Un tribunal arbitral de La Haye a jugé que l’interdiction décidée par le Royaume-Uni concernant la pêche au lançon dans les eaux anglaises — qui s’appliquait également aux navires de l’UE — était disproportionnée. En revanche, il a validé les restrictions en vigueur dans les eaux écossaises. La décision prise vendredi 2 mai pourrait avoir des répercussions plus larges sur les relations entre Londres et Bruxelles.
En mars, le gouvernement britannique a interdit la pêche au lançon dans les eaux maritimes anglaises et écossaises. Cette mesure affecte directement les navires européens, surtout danois, qui assurent 97 % de cette activité.
L’interdiction a rapidement provoqué des tensions diplomatiques entre l’UE et le Royaume-Uni. C’est dans ce contexte que la Cour permanente d’arbitrage (CPA), mise en place dans le cadre de l’accord de commerce et de coopération post-Brexit, a été saisie pour trancher le litige.
Vendredi, le tribunal a jugé que si les restrictions imposées dans les eaux écossaises pouvaient être maintenues, celles concernant les eaux anglaises ne respectaient pas le principe de proportionnalité.
Les avocats britanniques avaient fait valoir en janvier qu’en raison du changement climatique et de la pêche commerciale, le lançon risquait de connaître « un nouveau déclin », tout comme les espèces dépendant du petit poisson pour se nourrir, tels que les macareux moine ou les phoques.
Bruxelles accusait de son côté Londres de ne pas avoir respecté l’Accord de commerce et de coopération entre le Royaume-Uni et l’Union européenne en interdisant la pêche.
En vertu de cet accord, les pêcheurs de l’UE conservaient l’accès aux eaux britanniques pendant une période de cinq ans et demi, se terminant à la mi-2026.
Après cela, l’accès aux eaux respectives sera décidé lors de négociations annuelles.
La CPA a décidé que le Royaume-Uni « a manqué à son obligation d’accorder le plein accès à ses eaux pour la pêche du lançon », explique l’arrêt.
Il s’agit de la première bataille commerciale judiciaire entre le bloc des Vingt-Sept et le Royaume-Uni depuis sa sortie de l’UE en 2020.
Le gouvernement britannique a réagi à la décision de justice en qualifiant son infraction de simple « erreur de procédure ». « Nous saluons la clarté apportée par cette décision et nous nous engageons à mener de bonne foi un processus visant à mettre le Royaume-Uni en conformité avec les points spécifiques soulevés par le tribunal », a déclaré un porte-parole de l’exécutif.
Cependant, ce dernier a précisé que cette décision n’obligeait pas Londres à rétablir l’accès des eaux anglaises aux navires européens. « Nous restons déterminés à protéger nos oiseaux marins », a-t-il souligné.
Le tribunal a par ailleurs rejeté les arguments de l’Union européenne selon lesquels l’interdiction britannique n’était pas fondée sur des bases scientifiques.
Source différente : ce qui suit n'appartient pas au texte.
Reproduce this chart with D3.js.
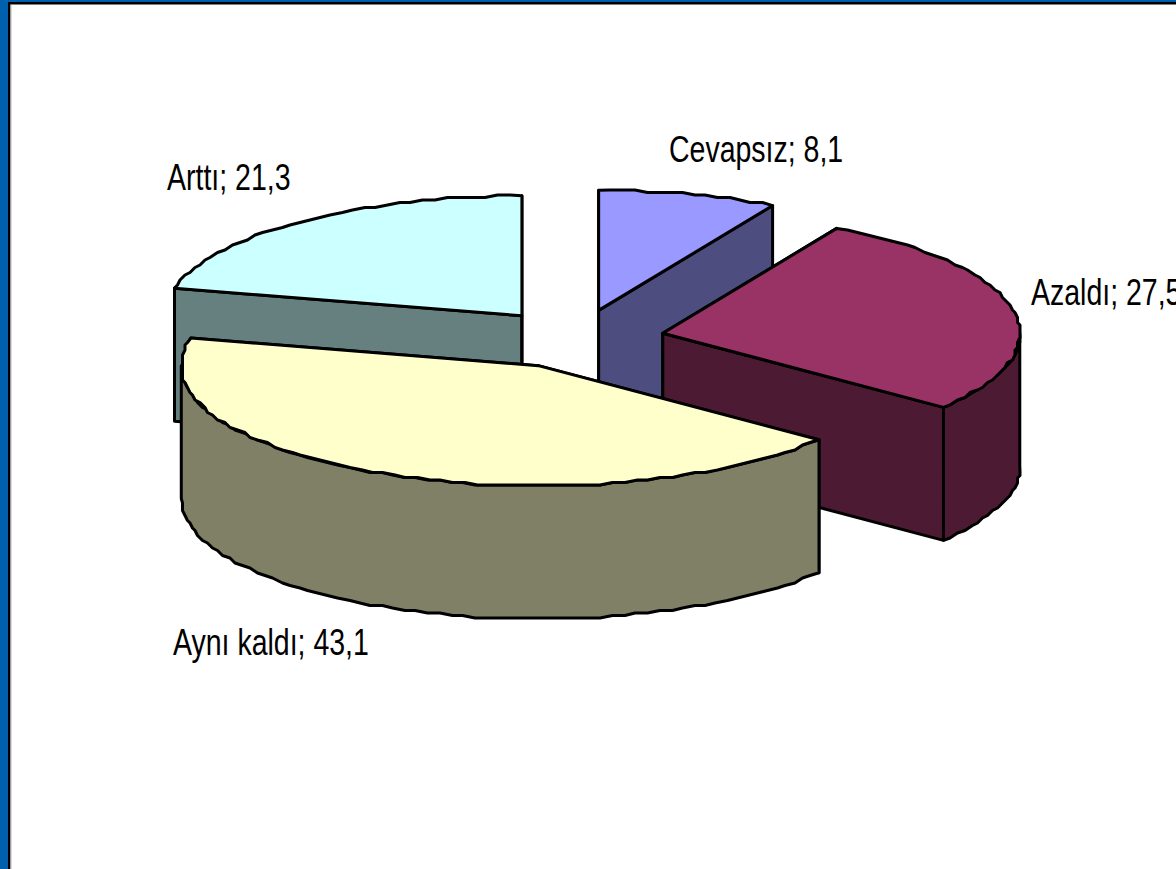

Avec son interdiction de pêche, l’objectif de Londres était de protéger une espèce qui constitue une importante source de nourriture pour les oiseaux marins.
Un porte-parole de la Commission européenne a déclaré que l’exécutif européen était toujours en train d’« analyser » la décision du tribunal.
Le différend sur le lançon s’inscrit dans un conflit plus large entre Londres et Bruxelles sur la pêche. L’année dernière, les Vingt-Sept n’ont pas vu d’un bon œil l’interdiction par le Royaume-Uni de la pêche de fond dans treize de ses zones marines protégées et ont fait pression sur la Commission pour qu’elle agisse.
Cette affaire souligne une nouvelle fois les tensions persistantes dans les relations entre les deux parties, à l’approche d’une échéance cruciale.
Les pêcheurs européens et britanniques restent en alerte à l’approche du sommet bilatéral prévu à Londres le 19 mai. Un accord pourrait y être annoncé concernant l’avenir des droits de pêche.
Les États membres souhaitent conserver l’accès aux eaux britanniques après l’échéance de juin 2026, mais les pêcheurs britanniques estiment que tout renouvellement devra faire l’objet de contreparties.
La semaine dernière, le Financial Times rapportait que la présidente de la Commission européenne, Ursula von der Leyen, et le Premier ministre britannique, Keir Starmer, pourraient annoncer un accord prolongeant l’accès des navires européens pour au moins deux années supplémentaires.